À cet égard, le tribunal ne peut accorder des délais de paiement que dans la limite de 2 ans.
Il est donc préférable que la CARSAT Rhône-Alpes accorde un échéancier plus adapté à la situation personnelle et financière de [D] [S].
En conséquence, la demande formée par [D] [S] sera rejetée. Cette décision ne l'empêche pas de prendre contact avec la CARSAT Rhône-Alpes pour organiser des délais de paiement.
Sur les dépens
Aux termes de l'article R. 133-6 du code de la sécurité sociale, les frais de signification de la contrainte faite dans les conditions prévues à l'article R. 133-3, ainsi que de tous actes de procédure nécessaires à son exécution, sont à la charge du débiteur, sauf lorsque l'opposition a été jugée fondée.
Aux termes de l'article 696 du code de procédure civile, la partie perdante est condamnée aux dépens, à moins que le juge, par décision motivée, n'en mette la totalité ou une fraction à la charge d'une autre partie.
En l'espèce, [D] [S] succombant, elle sera condamnée aux dépens de l'instance.
[D] [S] sera également condamnée au paiement des frais de notification de la contrainte.
En revanche, la demande formée par la CARSAT Rhône-Alpes relative au paiement des frais de signification éventuels du jugement sera rejetée, le montant n'étant pas connu.

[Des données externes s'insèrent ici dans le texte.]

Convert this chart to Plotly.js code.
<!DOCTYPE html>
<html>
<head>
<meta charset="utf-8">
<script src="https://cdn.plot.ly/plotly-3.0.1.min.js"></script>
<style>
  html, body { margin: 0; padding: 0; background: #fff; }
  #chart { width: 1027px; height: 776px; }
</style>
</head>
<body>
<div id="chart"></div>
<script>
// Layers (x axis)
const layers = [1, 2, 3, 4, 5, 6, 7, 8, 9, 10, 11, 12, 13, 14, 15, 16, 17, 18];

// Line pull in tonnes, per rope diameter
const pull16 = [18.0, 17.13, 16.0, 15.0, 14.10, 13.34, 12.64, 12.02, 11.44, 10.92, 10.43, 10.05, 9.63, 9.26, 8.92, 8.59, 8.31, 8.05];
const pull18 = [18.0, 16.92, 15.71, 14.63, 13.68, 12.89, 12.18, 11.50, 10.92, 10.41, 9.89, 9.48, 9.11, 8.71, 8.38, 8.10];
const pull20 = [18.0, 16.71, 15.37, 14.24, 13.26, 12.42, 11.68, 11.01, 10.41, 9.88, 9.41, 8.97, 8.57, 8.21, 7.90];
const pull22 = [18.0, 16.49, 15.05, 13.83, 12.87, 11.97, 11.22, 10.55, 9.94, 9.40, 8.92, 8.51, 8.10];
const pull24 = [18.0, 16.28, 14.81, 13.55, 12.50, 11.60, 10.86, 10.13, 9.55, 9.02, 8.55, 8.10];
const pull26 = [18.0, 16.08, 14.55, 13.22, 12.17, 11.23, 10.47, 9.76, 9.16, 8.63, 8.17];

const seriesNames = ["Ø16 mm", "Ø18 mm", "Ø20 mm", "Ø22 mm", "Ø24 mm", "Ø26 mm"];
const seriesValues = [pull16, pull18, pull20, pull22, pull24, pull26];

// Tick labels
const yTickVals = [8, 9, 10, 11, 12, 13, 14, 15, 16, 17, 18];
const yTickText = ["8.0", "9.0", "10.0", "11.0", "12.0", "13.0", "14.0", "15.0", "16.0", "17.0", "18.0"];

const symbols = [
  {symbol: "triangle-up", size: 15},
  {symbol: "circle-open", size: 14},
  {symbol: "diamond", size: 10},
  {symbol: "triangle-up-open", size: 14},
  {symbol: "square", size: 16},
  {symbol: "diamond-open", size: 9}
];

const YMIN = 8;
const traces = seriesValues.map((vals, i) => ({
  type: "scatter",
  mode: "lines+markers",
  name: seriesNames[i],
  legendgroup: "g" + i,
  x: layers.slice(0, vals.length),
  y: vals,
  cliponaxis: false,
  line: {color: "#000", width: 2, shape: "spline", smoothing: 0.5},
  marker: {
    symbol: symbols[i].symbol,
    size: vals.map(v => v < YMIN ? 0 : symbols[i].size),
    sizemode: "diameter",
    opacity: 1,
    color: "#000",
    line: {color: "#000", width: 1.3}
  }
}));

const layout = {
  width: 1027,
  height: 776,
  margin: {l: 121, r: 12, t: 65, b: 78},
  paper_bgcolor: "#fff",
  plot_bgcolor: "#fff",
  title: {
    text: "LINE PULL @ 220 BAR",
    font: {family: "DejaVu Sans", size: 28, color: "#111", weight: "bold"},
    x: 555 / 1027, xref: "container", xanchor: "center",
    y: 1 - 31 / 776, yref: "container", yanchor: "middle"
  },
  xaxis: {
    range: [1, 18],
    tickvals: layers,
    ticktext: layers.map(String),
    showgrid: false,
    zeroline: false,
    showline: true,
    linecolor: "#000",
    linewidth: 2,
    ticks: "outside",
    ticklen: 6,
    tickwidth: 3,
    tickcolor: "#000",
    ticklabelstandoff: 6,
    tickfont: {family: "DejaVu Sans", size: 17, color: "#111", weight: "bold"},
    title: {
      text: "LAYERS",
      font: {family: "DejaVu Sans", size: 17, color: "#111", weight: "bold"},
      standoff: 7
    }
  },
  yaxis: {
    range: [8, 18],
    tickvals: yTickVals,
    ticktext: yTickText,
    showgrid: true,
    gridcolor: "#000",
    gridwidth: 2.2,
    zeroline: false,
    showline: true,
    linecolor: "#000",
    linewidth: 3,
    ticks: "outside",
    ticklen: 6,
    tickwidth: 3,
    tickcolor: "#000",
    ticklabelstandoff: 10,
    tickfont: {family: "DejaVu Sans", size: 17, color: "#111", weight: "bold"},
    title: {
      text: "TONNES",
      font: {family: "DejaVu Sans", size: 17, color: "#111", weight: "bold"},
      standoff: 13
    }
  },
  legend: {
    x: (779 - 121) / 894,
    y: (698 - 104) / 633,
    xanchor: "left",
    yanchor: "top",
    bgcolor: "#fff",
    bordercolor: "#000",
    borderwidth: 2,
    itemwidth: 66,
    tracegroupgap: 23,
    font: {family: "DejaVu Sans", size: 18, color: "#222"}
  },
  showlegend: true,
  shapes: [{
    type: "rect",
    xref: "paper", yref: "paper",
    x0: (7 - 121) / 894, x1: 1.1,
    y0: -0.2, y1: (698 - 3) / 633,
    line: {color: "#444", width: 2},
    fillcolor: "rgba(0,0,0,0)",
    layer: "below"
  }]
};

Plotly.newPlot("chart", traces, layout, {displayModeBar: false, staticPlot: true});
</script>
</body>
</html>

Sur les frais irrépétibles
Aux termes de l'article 700 du code de procédure civile, le juge condamne la partie tenue aux dépens ou qui perd son procès à payer à l'autre partie la somme qu'il détermine, au titre des frais exposés et non compris dans les dépens et, le cas échéant, à l'avocat du bénéficiaire de l'aide juridictionnelle partielle ou totale une somme au titre des honoraires et frais, non compris dans les dépens, que le bénéficiaire de l'aide aurait exposés s'il n'avait pas eu cette aide. Dans ce cas, il est procédé comme il est dit aux alinéas 3 et 4 de l'article 37 de la loi n° 91-647 du 10 juillet 1991. Dans tous les cas, le juge tient compte de l'équité ou de la situation économique de la partie condamnée. Il peut, même d'office, pour des raisons tirées des mêmes considérations, dire qu'il n'y a pas lieu à ces condamnations. Néanmoins, s'il alloue une somme au titre du 2° du présent article, celle-ci ne peut être inférieure à la part contributive de l'État.
En l'espèce, [D] [S] succombant, elle sera déboutée de sa demande au titre de l'article 700 du code de procédure civile.

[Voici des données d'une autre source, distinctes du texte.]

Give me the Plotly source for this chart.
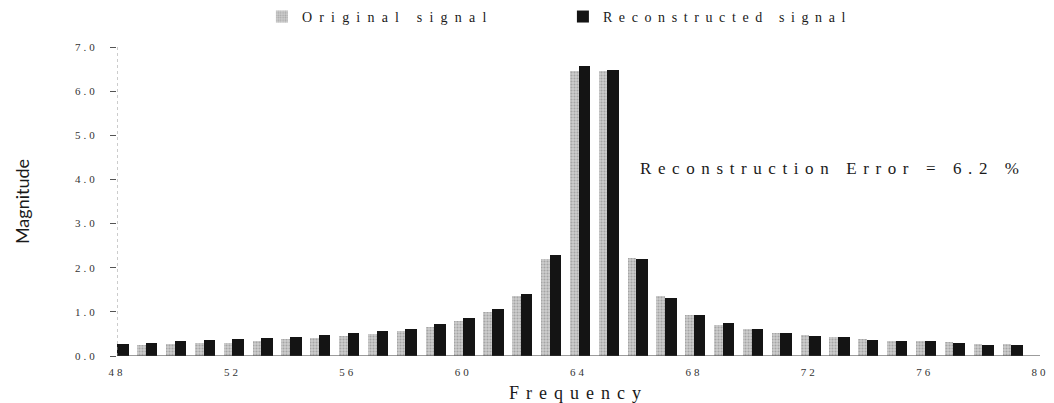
import plotly.graph_objects as go

# Spectrum magnitudes around the carrier (bins 48..79)
freqs = list(range(48, 80))
original = [0.22, 0.24, 0.27, 0.29, 0.30, 0.35, 0.38, 0.41, 0.45, 0.50,
            0.56, 0.66, 0.79, 0.99, 1.36, 2.20, 6.45, 6.46, 2.22, 1.37,
            0.92, 0.70, 0.62, 0.53, 0.48, 0.42, 0.39, 0.35, 0.35, 0.32,
            0.28, 0.27]
reconstructed = [0.28, 0.29, 0.33, 0.36, 0.38, 0.40, 0.44, 0.48, 0.51, 0.56,
                 0.62, 0.72, 0.87, 1.06, 1.41, 2.29, 6.56, 6.48, 2.20, 1.32,
                 0.93, 0.74, 0.62, 0.52, 0.45, 0.42, 0.37, 0.34, 0.33, 0.29,
                 0.26, 0.26]
x_ticks = [48, 52, 56, 60, 64, 68, 72, 76, 80]
y_ticks = [0, 1, 2, 3, 4, 5, 6, 7]
error_pct = 6.2

SERIF = "Liberation Serif, Times New Roman, serif"


def spaced(text, px):
    return f'<span style="letter-spacing:{px}px">{text}</span>'


fig = go.Figure()
fig.add_trace(go.Bar(
    x=freqs, y=original, name=spaced("Original signal", 7.2),
    width=0.3, offset=-0.3,
    marker=dict(color="#c8c8c8", line=dict(width=0),
                pattern=dict(shape=".", fgcolor="#7e7e7e", bgcolor="#cdcdcd",
                             size=3, solidity=0.4)),
))
fig.add_trace(go.Bar(
    x=freqs, y=reconstructed, name=spaced("Reconstructed signal", 6.6),
    width=0.4, offset=0.0,
    marker=dict(color="#141414", line=dict(width=0)),
))

# dotted value axis
fig.add_shape(type="line", xref="x", yref="y", x0=48, x1=48, y0=0, y1=7,
              line=dict(color="#9a9a9a", width=1, dash="dot"))
# baseline
fig.add_shape(type="line", xref="x", yref="y", x0=48, x1=80, y0=0, y1=0,
              line=dict(color="#3a3a3a", width=1.2))

fig.add_annotation(
    x=66.06, y=4.25, xref="x", yref="y", xanchor="left", yanchor="middle",
    text=spaced(f"Reconstruction Error = {error_pct} %", 6.6),
    showarrow=False, font=dict(family=SERIF, size=17, color="#1a1a1a"),
)

fig.update_layout(
    width=1054, height=403,
    margin=dict(l=117, r=14, t=47, b=47, autoexpand=False),
    paper_bgcolor="white", plot_bgcolor="white",
    barmode="overlay", bargap=0,
    showlegend=True,
    legend=dict(orientation="h", x=0.157, xanchor="left", y=0.958, yanchor="middle",
                yref="container", font=dict(family=SERIF, size=14, color="#1a1a1a"),
                entrywidth=256, entrywidthmode="pixels",
                itemclick=False, bgcolor="rgba(0,0,0,0)"),
    xaxis=dict(
        range=[48, 80], tickmode="array", tickvals=x_ticks,
        ticktext=[spaced(str(v), 3) for v in x_ticks],
        showgrid=False, zeroline=False, showline=False, ticks="",
        tickfont=dict(family=SERIF, size=11, color="#333"),
        ticklabelstandoff=8, automargin=False,
        title=dict(text=spaced("Frequency", 7), standoff=18,
                   font=dict(family=SERIF, size=18, color="#1a1a1a")),
    ),
    yaxis=dict(
        range=[0, 7], tickmode="array", tickvals=y_ticks,
        ticktext=[spaced(f"{v:.1f}", 3) for v in y_ticks],
        showgrid=False, zeroline=False, showline=False,
        ticks="outside", ticklen=6, tickcolor="#555", tickwidth=1,
        tickfont=dict(family=SERIF, size=11, color="#333"),
        ticklabelstandoff=10, automargin=False,
        title=dict(text="Magnitude", standoff=40,
                   font=dict(family="Lato, Open Sans, sans-serif", size=18, color="#1a1a1a")),
    ),
)

fig.write_html("out.html")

Sur l'exécution provisoire
L'exécution provisoire du présent jugement est de droit par application des dispositions de l'article R. 133-3 alinéa 4 du code de la sécurité sociale.
PAR CES MOTIFS
Le tribunal, statuant publiquement par jugement contradictoire et en premier ressort mis à disposition au greffe,
Déclare l'opposition à la contrainte datée du 9 juin 2022 délivrée à [D] [S] recevable ;
Valide la contrainte datée du 9 juin 2022 et notifiée le 20 juin 2022 à [D] [S] pour la somme de 6 443,88 euros pour le recouvrement des sommes versées au titre de l'allocation supplémentaire à [F] [S], et condamne [D] [S] à payer à la CARSAT Rhône-Alpes la somme de 6 443,88 euros ;
Rejette la demande de délais de paiement et de fixation des mensualités formée par [D] [S] ;
Condamne [D] [S] aux dépens de l'instance ;
Condamne [D] [S] au paiement des frais de notification de la contrainte ;
Rejette la demande formée par la CARSAT Rhône-Alpes relative aux frais de signification du présent jugement ;
Rejette la demande formée par [D] [S] au titre de l'article 700 du code de procédure civile ;
Rappelle que le présent jugement est exécutoire de droit par provision.